┌──

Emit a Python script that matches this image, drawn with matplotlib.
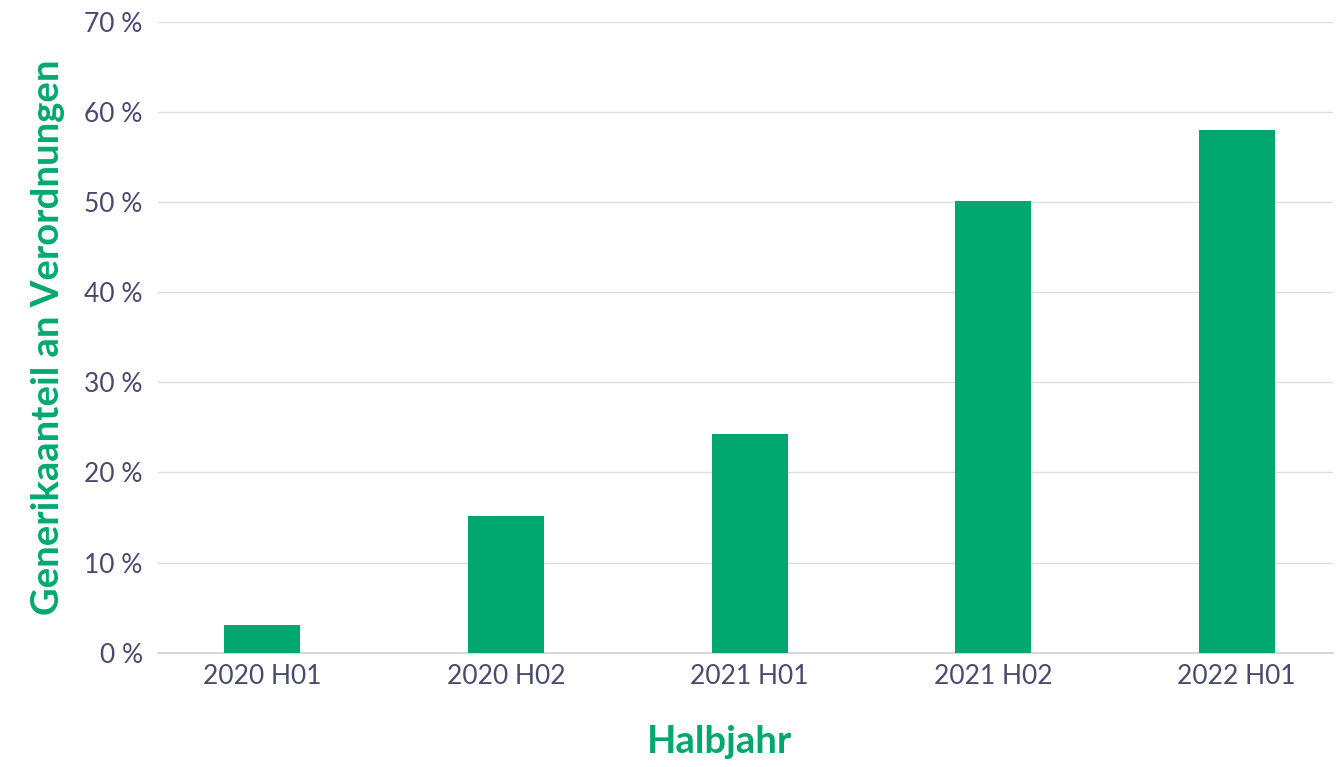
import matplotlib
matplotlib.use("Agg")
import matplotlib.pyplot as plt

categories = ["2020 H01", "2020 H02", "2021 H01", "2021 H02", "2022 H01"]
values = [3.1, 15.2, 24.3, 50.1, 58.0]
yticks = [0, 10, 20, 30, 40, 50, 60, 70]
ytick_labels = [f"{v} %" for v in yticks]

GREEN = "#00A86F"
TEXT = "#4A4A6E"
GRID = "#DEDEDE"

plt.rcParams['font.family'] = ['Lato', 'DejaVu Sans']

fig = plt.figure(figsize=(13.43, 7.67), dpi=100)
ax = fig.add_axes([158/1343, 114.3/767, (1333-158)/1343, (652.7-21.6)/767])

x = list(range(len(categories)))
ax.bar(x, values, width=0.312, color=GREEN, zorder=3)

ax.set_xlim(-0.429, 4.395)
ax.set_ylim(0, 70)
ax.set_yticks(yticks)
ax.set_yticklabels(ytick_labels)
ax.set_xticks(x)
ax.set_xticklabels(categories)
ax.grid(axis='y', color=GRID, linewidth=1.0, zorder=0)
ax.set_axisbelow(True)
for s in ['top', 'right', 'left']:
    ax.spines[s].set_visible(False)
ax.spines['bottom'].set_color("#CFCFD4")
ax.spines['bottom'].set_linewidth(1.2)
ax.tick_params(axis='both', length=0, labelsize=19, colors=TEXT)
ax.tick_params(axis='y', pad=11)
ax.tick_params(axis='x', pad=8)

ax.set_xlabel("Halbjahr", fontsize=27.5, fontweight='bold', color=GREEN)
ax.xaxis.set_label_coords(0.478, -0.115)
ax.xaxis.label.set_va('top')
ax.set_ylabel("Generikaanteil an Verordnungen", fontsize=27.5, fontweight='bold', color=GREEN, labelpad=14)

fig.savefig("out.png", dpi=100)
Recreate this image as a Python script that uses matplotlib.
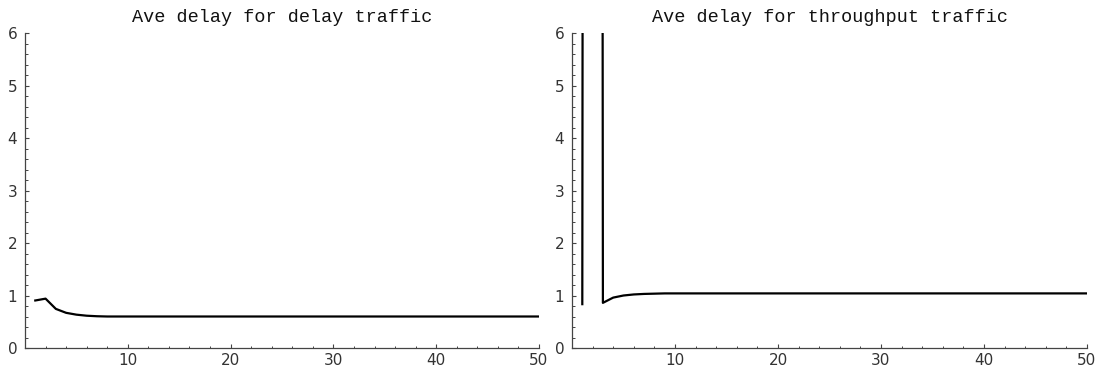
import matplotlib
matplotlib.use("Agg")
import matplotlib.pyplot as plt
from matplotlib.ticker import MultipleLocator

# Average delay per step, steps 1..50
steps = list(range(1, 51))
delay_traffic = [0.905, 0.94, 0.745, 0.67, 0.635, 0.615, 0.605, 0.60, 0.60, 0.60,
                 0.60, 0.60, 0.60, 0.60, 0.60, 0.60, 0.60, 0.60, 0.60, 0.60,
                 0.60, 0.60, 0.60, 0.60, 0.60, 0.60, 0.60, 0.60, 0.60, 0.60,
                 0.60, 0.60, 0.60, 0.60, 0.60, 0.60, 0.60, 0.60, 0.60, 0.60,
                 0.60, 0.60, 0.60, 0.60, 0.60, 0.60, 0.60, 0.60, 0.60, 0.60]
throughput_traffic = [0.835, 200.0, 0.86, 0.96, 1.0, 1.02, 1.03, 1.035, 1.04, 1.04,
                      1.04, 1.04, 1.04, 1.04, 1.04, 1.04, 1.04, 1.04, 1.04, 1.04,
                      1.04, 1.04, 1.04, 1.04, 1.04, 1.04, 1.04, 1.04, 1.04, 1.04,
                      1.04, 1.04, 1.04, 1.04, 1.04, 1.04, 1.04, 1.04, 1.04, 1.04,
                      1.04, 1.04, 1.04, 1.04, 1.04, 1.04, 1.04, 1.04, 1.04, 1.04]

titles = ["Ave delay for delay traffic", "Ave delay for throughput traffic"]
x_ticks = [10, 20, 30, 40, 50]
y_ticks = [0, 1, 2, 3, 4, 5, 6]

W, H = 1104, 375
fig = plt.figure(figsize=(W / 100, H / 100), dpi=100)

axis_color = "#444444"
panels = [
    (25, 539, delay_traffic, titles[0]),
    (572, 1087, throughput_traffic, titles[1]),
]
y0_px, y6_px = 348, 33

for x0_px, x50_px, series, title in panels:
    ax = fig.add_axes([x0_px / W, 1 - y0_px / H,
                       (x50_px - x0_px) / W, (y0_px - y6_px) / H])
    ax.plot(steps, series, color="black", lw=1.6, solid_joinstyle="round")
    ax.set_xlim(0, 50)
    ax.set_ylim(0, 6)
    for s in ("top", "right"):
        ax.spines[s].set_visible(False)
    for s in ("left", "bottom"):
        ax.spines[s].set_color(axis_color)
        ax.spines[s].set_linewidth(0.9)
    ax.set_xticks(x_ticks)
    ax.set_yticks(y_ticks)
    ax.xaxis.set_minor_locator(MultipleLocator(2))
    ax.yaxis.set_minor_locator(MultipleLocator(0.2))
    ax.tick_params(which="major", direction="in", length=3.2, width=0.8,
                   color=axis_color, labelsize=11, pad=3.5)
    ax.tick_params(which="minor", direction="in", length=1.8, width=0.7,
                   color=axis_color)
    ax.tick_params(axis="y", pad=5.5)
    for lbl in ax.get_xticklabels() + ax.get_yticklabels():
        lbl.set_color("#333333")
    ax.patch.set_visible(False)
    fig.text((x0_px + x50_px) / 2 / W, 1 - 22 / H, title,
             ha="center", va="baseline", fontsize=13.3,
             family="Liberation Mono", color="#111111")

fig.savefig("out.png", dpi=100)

└──

* _WHAT TO WORK ON_
Scan the data for the word "that" and copy every line where it shows up.

* _TASK SOLUTION_
Emit a Python script that matches this image, drawn with matplotlib.
Recreate this image as a Python script that uses matplotlib.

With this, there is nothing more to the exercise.